I have since done some investigating and found that the party started
at the neighbors and then moved to a "church", this is a very different
situation, and I now know that some parents were unaware that a
"church situation" was involved.
Needless to say this has strained the neighbor to neighbor relationship
and I have been very careful to encourage and support my daughter.
0 Replies
 
dizigns
 
  1  
Reply Sat 18 Oct, 2003 07:31 pm
PSSSSS.......I forgot to thank all for responding, everybody reading
have a great weekend, we will be busy putting flowers
to rest, I thought perhaps, it was good for all to put
hands to work instead of heads,,,,,sometimes dwelling
is not a good thing, but we sure are seeing lots of
butterflies, and smiles, hugs, kisses.
Smiles to all.
Di
0 Replies
 
Phoenix32890
 
  1  
Reply Sat 18 Oct, 2003 08:02 pm
dizigns- What do you mean by a "church situation"? Are you and the other parents of a different faith?
0 Replies
 
Butrflynet
 
  1  
Reply Sat 18 Oct, 2003 10:55 pm
Why not just throw a quick party together for your daughter and HER friends? Rather then focusing on her being left out, give her a sense of inclusion by helping her host her own party. It could be an opportunity for a lesson by letting her make the decision about whether or not to invite the neighbor kids.
0 Replies
 
dizigns
 
  1  
Reply Sun 19 Oct, 2003 08:13 am
The church they go to is very solicitous in some cases, We are
a mixedk family of Catholic, Judaism, Lutheran, and a little
Episco.Reform for spice. I don['t have a problem with the religous
aspect, "but practice what you preach".
We are going to allow our daughter to have a party, but I want
her to at least consider asking the boy next door to attend.????????
0 Replies
 
Piffka
 
  1  
Reply Sun 19 Oct, 2003 09:43 am
Quote:
We are going to allow our daughter to have a party, but I want her to at least consider asking the boy next door to attend.????????

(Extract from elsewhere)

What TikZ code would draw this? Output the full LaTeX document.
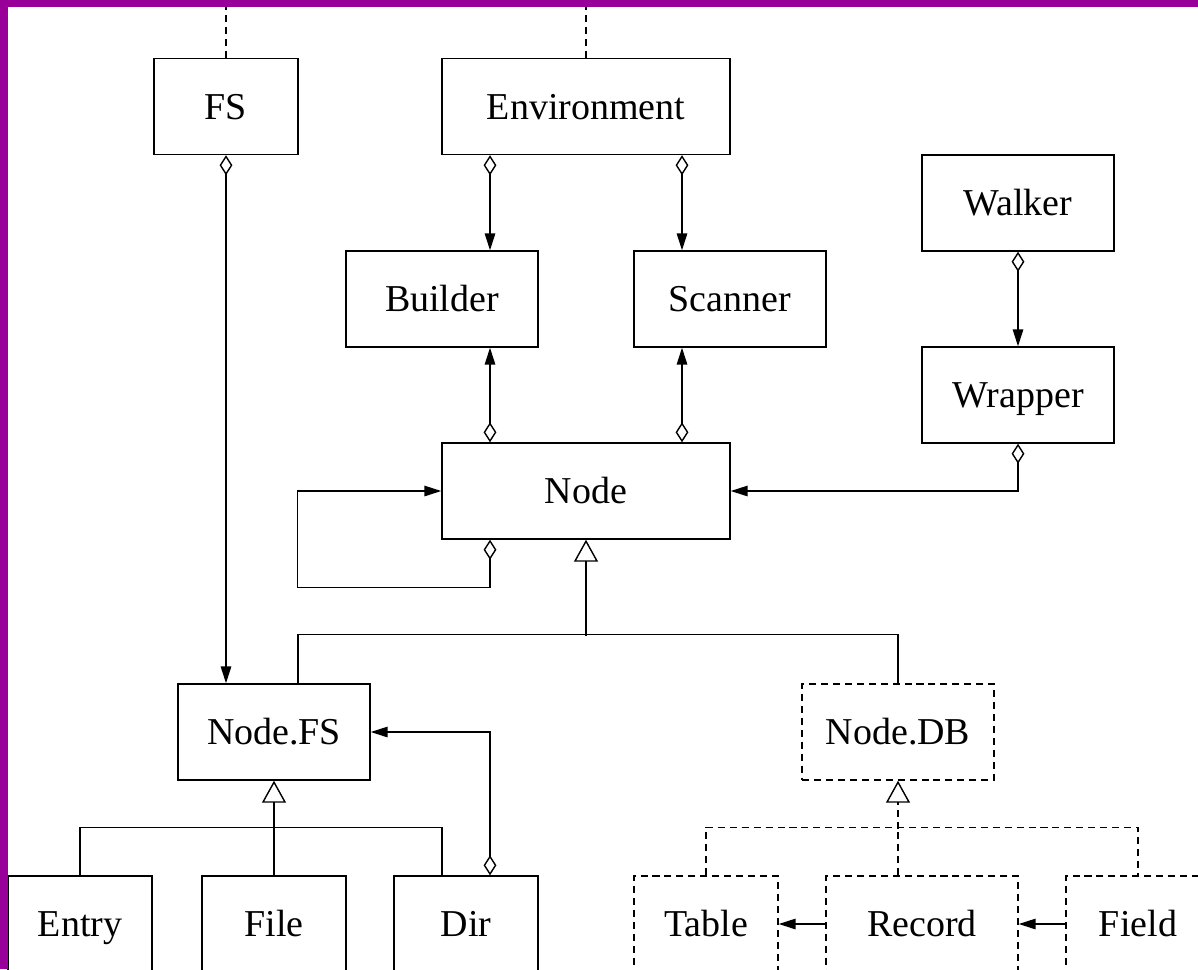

That would be the best idea -- take the high road. I think it is always right to take the high road, especially with kids. However it is okay to make it a really special party -- not to outdo the neighbor but to show your personality and sense of fun comes through. You don't need to do that by overspending, but by planning. There is a set of books I used when my kids were young called the Penny Whistle Party Books. They had wonderful ideas and also offered good advice for just these kinds of problems. I've given you two links... Amazon has these books new, but you can get them from abebooks for much lower prices. Good luck and have fun with your daughter! In the end that's what it is all about.